Tuesday, August 18, 2015

Tropics begin to get active and a few early morning stops produce more shorebirds and waders

Semipalmated Sandpiper and Least Sandpiper, Hadley, MA, Aug 18, 2015
Solitary Sandpiper and Least Sandpipers, Arcadia, Northampton, MA, Aug 18, 2015
Great Egrets, Arcadia, Northampton, MA, Aug 18, 2015
Dawn, Arcadia, Northampton, MA, Aug 18, 2015
The last few mornings have been foggy so it has been tough viewing at times. Nonetheless I managed to get out Monday morning and checked the Connecticut River in Hadley and then the Honey Pot area. The river held a Spotted Sandpiper, a Lesser Yellowlegs and two Least Sandpipers for shorebirds. The nearby Honey Pot had a couple Killdeer and a single Least Sandpiper but not much else.

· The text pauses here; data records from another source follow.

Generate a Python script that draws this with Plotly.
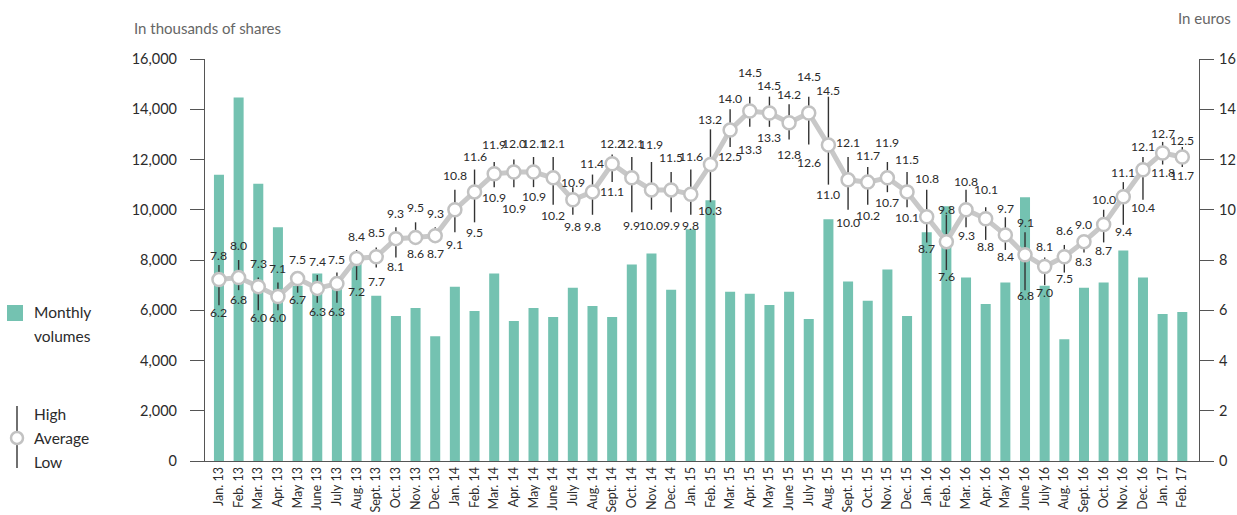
import plotly.graph_objects as go

months = ["Jan. 13", "Feb. 13", "Mar. 13", "Apr. 13", "May 13", "June 13", "July 13", "Aug. 13", "Sept. 13", "Oct. 13", "Nov. 13", "Dec. 13",
          "Jan. 14", "Feb. 14", "Mar. 14", "Apr. 14", "May 14", "June 14", "July 14", "Aug. 14", "Sept. 14", "Oct. 14", "Nov. 14", "Dec. 14",
          "Jan. 15", "Feb. 15", "Mar. 15", "Apr. 15", "May 15", "June 15", "July 15", "Aug. 15", "Sept. 15", "Oct. 15", "Nov. 15", "Dec. 15",
          "Jan. 16", "Feb. 16", "Mar. 16", "Apr. 16", "May 16", "June 16", "July 16", "Aug. 16", "Sept. 16", "Oct. 16", "Nov. 16", "Dec. 16",
          "Jan. 17", "Feb. 17"]

volumes = [11390, 14470, 11030, 9300, 6980, 7460, 6900, 8000, 6580, 5770, 6090, 4970,
           6940, 5970, 7460, 5570, 6090, 5730, 6900, 6170, 5730, 7820, 8260, 6820,
           9220, 10380, 6740, 6660, 6210, 6740, 5650, 9620, 7140, 6380, 7620, 5770,
           9100, 10140, 7300, 6250, 7100, 10500, 6980, 4850, 6900, 7100, 8380, 7300,
           5850, 5930]

high = [7.8, 8.0, 7.3, 7.1, 7.5, 7.4, 7.5, 8.4, 8.5, 9.3, 9.5, 9.3,
        10.8, 11.6, 11.9, 12.0, 12.1, 12.1, 10.9, 11.4, 12.2, 12.1, 11.9, 11.5,
        11.6, 13.2, 14.0, 14.5, 14.5, 14.2, 14.5, 14.5, 12.1, 11.7, 11.9, 11.5,
        10.8, 9.8, 10.8, 10.1, 9.7, 9.1, 8.1, 8.6, 9.0, 10.0, 11.1, 12.1,
        12.7, 12.5]

low = [6.2, 6.8, 6.0, 6.0, 6.7, 6.3, 6.3, 7.2, 7.7, 8.1, 8.6, 8.7,
       9.1, 9.5, 10.9, 10.9, 10.9, 10.2, 9.8, 9.8, 11.1, 9.9, 10.0, 9.9,
       9.8, 10.3, 12.5, 13.3, 13.3, 12.8, 12.6, 11.0, 10.0, 10.2, 10.7, 10.1,
       8.7, 7.6, 9.3, 8.8, 8.4, 6.8, 7.0, 7.5, 8.3, 8.7, 9.4, 10.4,
       11.8, 11.7]

average = [7.22, 7.30, 6.94, 6.55, 7.26, 6.87, 7.06, 8.06, 8.13, 8.85, 8.9, 8.97,
           10.0, 10.71, 11.43, 11.5, 11.5, 11.27, 10.4, 10.71, 11.83, 11.27, 10.79, 10.79,
           10.62, 11.8, 13.17, 13.93, 13.85, 13.46, 13.85, 12.58, 11.19, 11.1, 11.27, 10.71,
           9.72, 8.73, 10.0, 9.64, 9.0, 8.21, 7.74, 8.13, 8.73, 9.41, 10.52, 11.59,
           12.26, 12.1]

vol_ticks = [0, 2000, 4000, 6000, 8000, 10000, 12000, 14000, 16000]
eur_ticks = [0, 2, 4, 6, 8, 10, 12, 14, 16]

# label nudges in pixels (layout only): distance of each label centre from its line end
high_label_gap = [10, 14.5, 14, 14.5, 13.5, 13.5, 13.5, 13.5, 14.5, 13.5, 14.5, 13.5,
                  14, 13, 18, 16, 13, 13, 5, 11, 11, 13, 18, 15,
                  13, 10, 10.5, 24, 11, 9.5, 20, 6, 14, 12, 20, 13,
                  11, 5, 8, 17.5, 8.5, 9.5, 11, 14.5, 10, 10, 9.5, 10,
                  8, 6]
low_label_gap = [7, 9.5, 7.5, 7.5, 7, 9, 9, 11.5, 14, 9.5, 9, 11.5,
                 12, 10.5, 10.5, 21.5, 9.5, 11, 12, 12, 9.5, 13.5, 16, 13.5,
                 11, 8.5, 10, 23, 11, 15, 18, 10, 13, 11, 10.5, 10,
                 6.5, 6.5, 8, 6.5, 7, 5.5, 7.5, 5.5, 9, 8, 7, 8,
                 8, 8]

FONT = "Lato"
TEAL = "#74c2b1"
DARK = "#2b2b2b"

x = list(range(len(months)))

fig = go.Figure()

fig.add_trace(go.Bar(x=x, y=volumes, marker=dict(color=TEAL, line=dict(width=0)),
                     hoverinfo="skip", yaxis="y"))

# high-low ranges
hx, hy = [], []
for i, (lo, hi) in enumerate(zip(low, high)):
    hx += [i, i, None]
    hy += [lo, hi, None]
fig.add_trace(go.Scatter(x=hx, y=hy, mode="lines", line=dict(color="#333333", width=1.4),
                         hoverinfo="skip", yaxis="y2"))

fig.add_trace(go.Scatter(x=x, y=average, mode="lines+markers",
                         line=dict(color="#c8c8c8", width=5),
                         marker=dict(size=13, color="white", line=dict(color="#c2c2c2", width=2.5)),
                         hoverinfo="skip", yaxis="y2"))

L, R, T, B = 205, 1199, 59, 461
W, H = R - L, B - T


def px(xp):
    return (xp - L) / W


def py(yp):
    return (B - yp) / H


annotations = []
for i in x:
    annotations.append(dict(x=i, y=high[i], xref="x", yref="y2", text=f"{high[i]:.1f}",
                            yanchor="middle", xanchor="center", yshift=high_label_gap[i],
                            showarrow=False, borderpad=0,
                            font=dict(family=FONT, size=12.2, color=DARK)))
    annotations.append(dict(x=i, y=low[i], xref="x", yref="y2", text=f"{low[i]:.1f}",
                            yanchor="middle", xanchor="center", yshift=-low_label_gap[i],
                            showarrow=False, borderpad=0,
                            font=dict(family=FONT, size=12.2, color=DARK)))

side_texts = [
    dict(text="In thousands of shares", x=px(132), y=py(28), xanchor="left", yanchor="middle",
         font=dict(family=FONT, size=15, color="#666666")),
    dict(text="In euros", x=px(1233), y=py(18), xanchor="right", yanchor="middle",
         font=dict(family=FONT, size=15, color="#666666")),
    dict(text="Monthly", x=px(32), y=py(312), xanchor="left", yanchor="middle",
         font=dict(family=FONT, size=15.5, color=DARK)),
    dict(text="volumes", x=px(32), y=py(336), xanchor="left", yanchor="middle",
         font=dict(family=FONT, size=15.5, color=DARK)),
    dict(text="High", x=px(32), y=py(414), xanchor="left", yanchor="middle",
         font=dict(family=FONT, size=15.5, color=DARK)),
    dict(text="Average", x=px(32), y=py(438), xanchor="left", yanchor="middle",
         font=dict(family=FONT, size=15.5, color=DARK)),
    dict(text="Low", x=px(32), y=py(462), xanchor="left", yanchor="middle",
         font=dict(family=FONT, size=15.5, color=DARK)),
]
for a in side_texts:
    a.update(xref="paper", yref="paper", showarrow=False)
annotations += side_texts

shapes = [
    dict(type="rect", xref="paper", yref="paper", x0=px(7), x1=px(23), y0=py(321), y1=py(305),
         fillcolor=TEAL, line=dict(width=0)),
    dict(type="line", xref="paper", yref="paper", x0=px(17), x1=px(17), y0=py(406), y1=py(468),
         line=dict(color="#333333", width=1.4)),
    dict(type="circle", xref="paper", yref="paper", x0=px(11), x1=px(23), y0=py(444), y1=py(432),
         fillcolor="white", line=dict(color="#c2c2c2", width=2.5)),
]

fig.update_layout(
    width=1237, height=515,
    margin=dict(l=L, r=1237 - R, t=T, b=515 - B, autoexpand=False),
    paper_bgcolor="white", plot_bgcolor="white",
    showlegend=False,
    bargap=0.49,
    font=dict(family=FONT, color=DARK),
    xaxis=dict(range=[-0.71, 49.85], tickmode="array", tickvals=x, ticktext=months,
               tickangle=-90, tickfont=dict(family=FONT, size=12.5, color=DARK), automargin=False,
               showgrid=False, zeroline=False, showline=True, linecolor="#555555", linewidth=1.2,
               ticks=""),
    yaxis=dict(range=[0, 16000], tickmode="array", tickvals=vol_ticks, automargin=False,
               ticktext=[f"{v:,}" for v in vol_ticks], ticks="outside", ticklen=14,
               tickcolor="#555555", tickwidth=1, showgrid=False, zeroline=False,
               showline=True, linecolor="#555555", linewidth=1.2, ticklabelstandoff=10,
               tickfont=dict(family=FONT, size=14.5, color=DARK)),
    yaxis2=dict(range=[0, 16], overlaying="y", side="right", tickmode="array", tickvals=eur_ticks,
                automargin=False,
                ticktext=[str(v) for v in eur_ticks], ticks="outside", ticklen=14,
                tickcolor="#555555", tickwidth=1, showgrid=False, zeroline=False,
                showline=True, linecolor="#555555", linewidth=1.2, ticklabelstandoff=2,
                tickfont=dict(family=FONT, size=14.5, color=DARK)),
    annotations=annotations,
    shapes=shapes,
)

fig.write_html("out.html", config={"displayModeBar": False},
               post_script="document.body.style.margin='0px';document.body.style.overflow='hidden';")
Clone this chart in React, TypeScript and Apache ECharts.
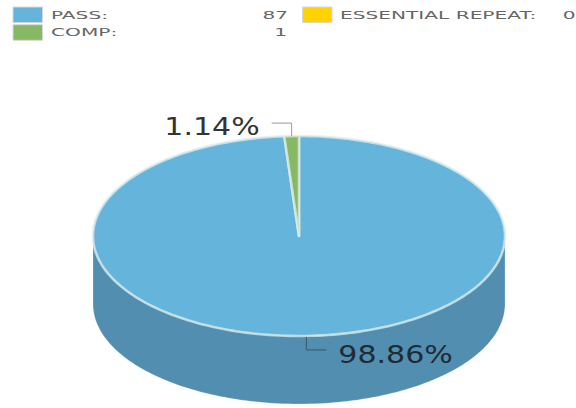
import React, { useEffect, useRef } from "react";
import * as echarts from "echarts";

const categories = ["PASS", "ESSENTIAL REPEAT", "COMP"];
const values = [87, 0, 1];
const topColors = ["#65b4dc", "#ffd200", "#87b864"];
const sideColors = ["#528eaf", "#c9a600", "#6b9450"];

const CX = 299, CY = 236, RX = 206, RY = 100, DEPTH = 68;
const total = values.reduce((a, b) => a + b, 0);
const TEXT_FONT = '"DejaVu Sans", sans-serif';

const pt = (deg: number, dy = 0): number[] => {
  const r = (deg * Math.PI) / 180;
  return [CX + RX * Math.sin(r), CY + dy - RY * Math.cos(r)];
};
const arc = (a: number, b: number, dy = 0): number[][] => {
  const out: number[][] = [];
  const n = Math.max(2, Math.ceil(Math.abs(b - a) / 1.5));
  for (let i = 0; i <= n; i++) out.push(pt(a + ((b - a) * i) / n, dy));
  return out;
};

const startAngle = (idx: number) => {
  let s = 0;
  for (let i = 0; i < idx; i++) s += values[i];
  return (s / total) * 360;
};

const renderItem = (params: any, api: any) => {
  const idx = params.dataIndex;
  const v = api.value(1);
  if (!v) return { type: "group", children: [] };
  const a = startAngle(idx);
  const b = a + (v / total) * 360;
  const mid = (a + b) / 2;
  const children: any[] = [];
  const fa = Math.max(a, 90), fb = Math.min(b, 270);
  if (fb > fa) {
    children.push({
      type: "polygon",
      shape: { points: [...arc(fa, fb), ...arc(fb, fa, DEPTH)] },
      style: { fill: sideColors[idx], stroke: "rgba(255,255,255,0.2)", lineWidth: 1 },
    });
  }
  children.push({
    type: "polygon",
    shape: { points: [[CX, CY], ...arc(a, b)] },
    style: { fill: topColors[idx], stroke: "rgba(222,238,235,0.75)", lineWidth: 2.6, lineJoin: "round" },
  });
  const p = pt(mid);
  const pct = ((v / total) * 100).toFixed(2) + "%";
  const front = Math.cos((mid * Math.PI) / 180) < 0;
  const elbowY = front ? p[1] + 14 : p[1] - 13;
  const endX = front ? p[0] + 20 : p[0] - 20;
  children.push({
    type: "polyline",
    shape: { points: [[p[0], p[1] + (front ? 1 : 0)], [p[0], elbowY], [endX, elbowY]] },
    style: { fill: "none", stroke: front ? "#3a5565" : "#999999", lineWidth: 1 },
  });
  children.push({
    type: "text",
    x: front ? endX + 12 : endX - 12,
    y: front ? elbowY + 5 : elbowY + 4,
    scaleX: 1.25,
    style: {
      text: pct,
      font: `24px ${TEXT_FONT}`,
      fill: front ? "#1f2b33" : "#333333",
      align: front ? "left" : "right",
      verticalAlign: "middle",
    },
  });
  return { type: "group", children };
};

const legendSlots = [
  { swatchX: 13, textX: 51, valueX: 288, y: 14.8 },
  { swatchX: 302.5, textX: 340, valueX: 575.5, y: 14.8 },
  { swatchX: 13, textX: 51, valueX: 287, y: 32.5 },
];

const legendGraphics = categories.flatMap((c, i) => {
  const s = legendSlots[i];
  const text = { font: `11px ${TEXT_FONT}`, fill: "#666666", verticalAlign: "middle" };
  return [
    { type: "rect", shape: { x: s.swatchX, y: s.y - 7.8, width: 29.5, height: 15.6 }, style: { fill: topColors[i], stroke: "#d8d8d8", lineWidth: 1 } },
    { type: "text", x: s.textX, y: s.y, scaleX: 1.83, style: { ...text, text: c + ":", align: "left" } },
    { type: "text", x: s.valueX, y: s.y, scaleX: 1.83, style: { ...text, text: String(values[i]), align: "right" } },
  ];
});

export default function App() {
  const ref = useRef<HTMLDivElement>(null);
  useEffect(() => {
    const chart = echarts.init(ref.current!, undefined, { renderer: "svg" });
    chart.setOption({
      animation: false,
      backgroundColor: "#ffffff",
      graphic: legendGraphics,
      series: [
        {
          type: "custom",
          coordinateSystem: "none",
          renderItem,
          data: categories.map((c, i) => [c, values[i]]),
          silent: true,
        },
      ],
    });
    return () => chart.dispose();
  }, []);
  return <div ref={ref} style={{ position: "fixed", left: 0, top: 0, width: 576, height: 408 }} />;
}
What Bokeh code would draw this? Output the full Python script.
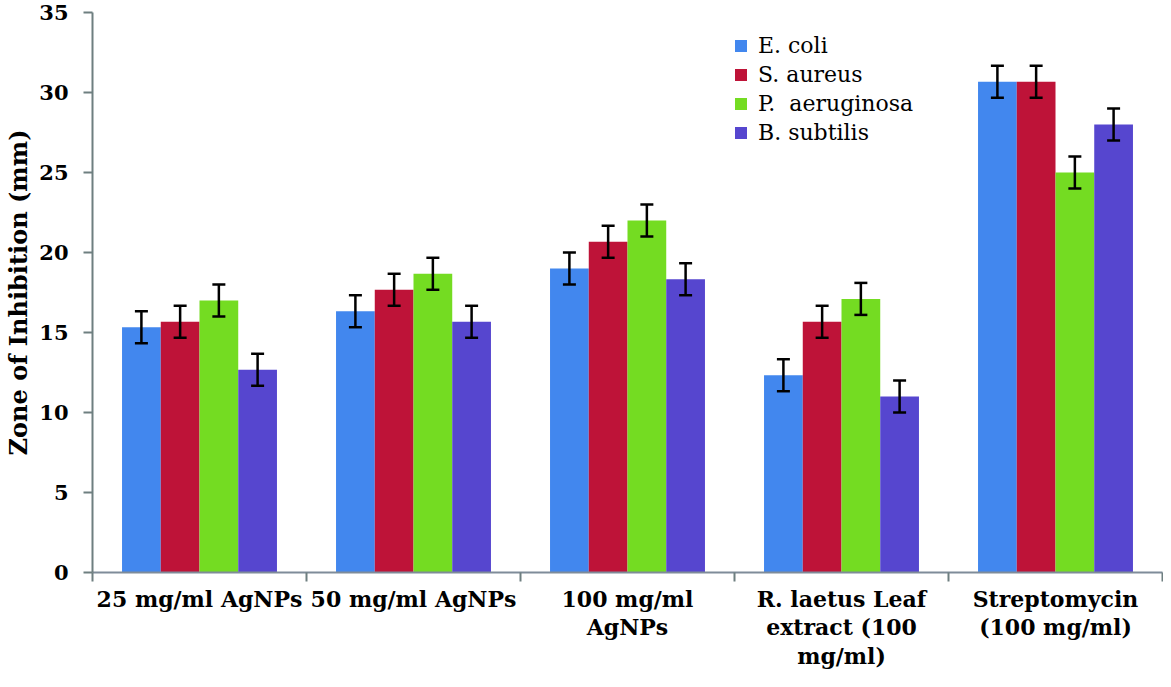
from bokeh.plotting import figure
from bokeh.models import (FixedTicker, Whisker, TeeHead, ColumnDataSource,
                          Range1d, Legend, LegendItem)
from bokeh.embed import file_html
from bokeh.resources import INLINE

categories = ["25 mg/ml AgNPs", "50 mg/ml AgNPs", "100 mg/ml\nAgNPs",
              "R. laetus Leaf\nextract (100\nmg/ml)", "Streptomycin\n(100 mg/ml)"]
series = ["E. coli", "S. aureus", "P.  aeruginosa", "B. subtilis"]
e_coli = [15.33, 16.33, 19.0, 12.33, 30.67]
s_aureus = [15.67, 17.67, 20.67, 15.67, 30.67]
p_aeruginosa = [17.0, 18.67, 22.0, 17.1, 25.0]
b_subtilis = [12.67, 15.67, 18.33, 11.0, 28.0]
errors = [1.0, 1.0, 1.0, 1.0, 1.0]
y_ticks = [0, 5, 10, 15, 20, 25, 30, 35]
colors = ["#4287EE", "#BE1338", "#74DC22", "#5646CF"]

values = [e_coli, s_aureus, p_aeruginosa, b_subtilis]

FONT = "DejaVu Serif"

p = figure(width=1163, height=679, output_backend="svg", toolbar_location=None,
           x_range=Range1d(0, 5), y_range=Range1d(0, 35),
           min_border_left=92, min_border_right=1, min_border_top=12,
           min_border_bottom=107)
p.outline_line_color = None
p.xgrid.visible = False
p.ygrid.visible = False

bar_w = 0.181
offsets = [-1.5 * bar_w, -0.5 * bar_w, 0.5 * bar_w, 1.5 * bar_w]

items = []
for name, vals, col, off in zip(series, values, colors, offsets):
    xs = [i + 0.5 + off for i in range(len(categories))]
    src = ColumnDataSource(dict(x=xs, top=vals,
                                upper=[v + e for v, e in zip(vals, errors)],
                                lower=[v - e for v, e in zip(vals, errors)]))
    r = p.vbar(x="x", top="top", width=bar_w, source=src, fill_color=col,
               line_color=None)
    items.append(LegendItem(label=name, renderers=[r]))
    w = Whisker(base="x", upper="upper", lower="lower", source=src,
                level="overlay",
                line_color="black", line_width=2.5,
                upper_head=TeeHead(size=13, line_color="black", line_width=2.5),
                lower_head=TeeHead(size=13, line_color="black", line_width=2.5))
    p.add_layout(w)

legend = Legend(items=items, location=(641, 427), orientation="vertical",
                background_fill_alpha=0, border_line_color=None,
                label_text_font=FONT, label_text_font_size="22px",
                label_text_color="black",
                glyph_width=15, glyph_height=15, label_standoff=10,
                spacing=4, padding=0, margin=0)
p.add_layout(legend, "center")

# y axis
p.yaxis.ticker = FixedTicker(ticks=y_ticks, minor_ticks=[])
p.yaxis.axis_line_color = "#6E7F80"
p.yaxis.axis_line_width = 2
p.yaxis.major_tick_line_color = "#6E7F80"
p.yaxis.major_tick_line_width = 2
p.yaxis.major_tick_out = 9
p.yaxis.major_tick_in = 0
p.yaxis.minor_tick_line_color = None
p.yaxis.major_label_text_font = FONT
p.yaxis.major_label_text_font_style = "bold"
p.yaxis.major_label_text_font_size = "21px"
p.yaxis.major_label_text_color = "black"
p.yaxis.major_label_standoff = 15
p.yaxis.axis_label = "Zone of Inhibition (mm)"
p.yaxis.axis_label_text_font = FONT
p.yaxis.axis_label_text_font_style = "bold"
p.yaxis.axis_label_text_font_size = "24px"
p.yaxis.axis_label_text_color = "black"
p.yaxis.axis_label_standoff = 3

# x axis: labels at category centres, ticks at category boundaries
p.xaxis.ticker = FixedTicker(ticks=[0.5, 1.5, 2.5, 3.5, 4.5],
                             minor_ticks=[0, 1, 2, 3, 4, 5])
p.xaxis.major_label_overrides = {i + 0.5: c for i, c in enumerate(categories)}
p.xaxis.axis_line_color = "#7F8C99"
p.xaxis.axis_line_width = 2
p.xaxis.major_tick_line_color = None
p.xaxis.major_tick_out = 0
p.xaxis.major_tick_in = 0
p.xaxis.minor_tick_line_color = "#6E7F80"
p.xaxis.minor_tick_line_width = 2
p.xaxis.minor_tick_out = 9
p.xaxis.minor_tick_in = 0
p.xaxis.major_label_standoff = 4
p.xaxis.major_label_text_font = FONT
p.xaxis.major_label_text_font_style = "bold"
p.xaxis.major_label_text_font_size = "22px"
p.xaxis.major_label_text_color = "black"
p.xaxis.major_label_text_line_height = 1.1

open("out.html", "w").write(file_html(p, INLINE))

Today I stopped again along the river and this time had two Lesser Yellowlegs and half a dozen Least Sandpipers hanging out on the much reduced mud flats. A half hour spent over at Arcadia produced a Great Blue Heron and half a dozen Great Egrets (including the dark billed individual that has been present for several days). Shorebirds included three Killdeer, two Spotted Sandpipers, six Solitary Sandpipers and eleven Least Sandpipers. The other highlight there was a group of at least 140 Bobolinks along the roadside and in the fields to the east of the Oxbow. In addition another Great Egret was hanging out at Paradise Pond late morning when I drove by.  An evening stop along the river produced a Spotted Sandpiper, two Lesser Yellowlegs, 14 Least Sandpipers and a Semipalmated Sandpiper.
Tropcial Storm Danny forecast track as of evening Aug 18, 2015
The tropics seem to be coming alive a bit with the development of Tropical Storm Danny, the first Cape Verde tropical system to develop this season. The long range forecast call for it to develop into a hurricane by Thursday afternoon and then continue to move slowly westward toward the Lesser Antilles. Despite the existence of a strengthening El Nino and dry air to its north the system has a descent potential to become the first hurricane of the season. The big question will be what happens to the storm out past the upcoming weekend. Does it maintain strength and become a threat to the Caribbean or the east coast or does it run into elements (such as wind shear) that tear the system apart? It is way too far out to know at this point but the storm certainly deserves to be watched over the next several days.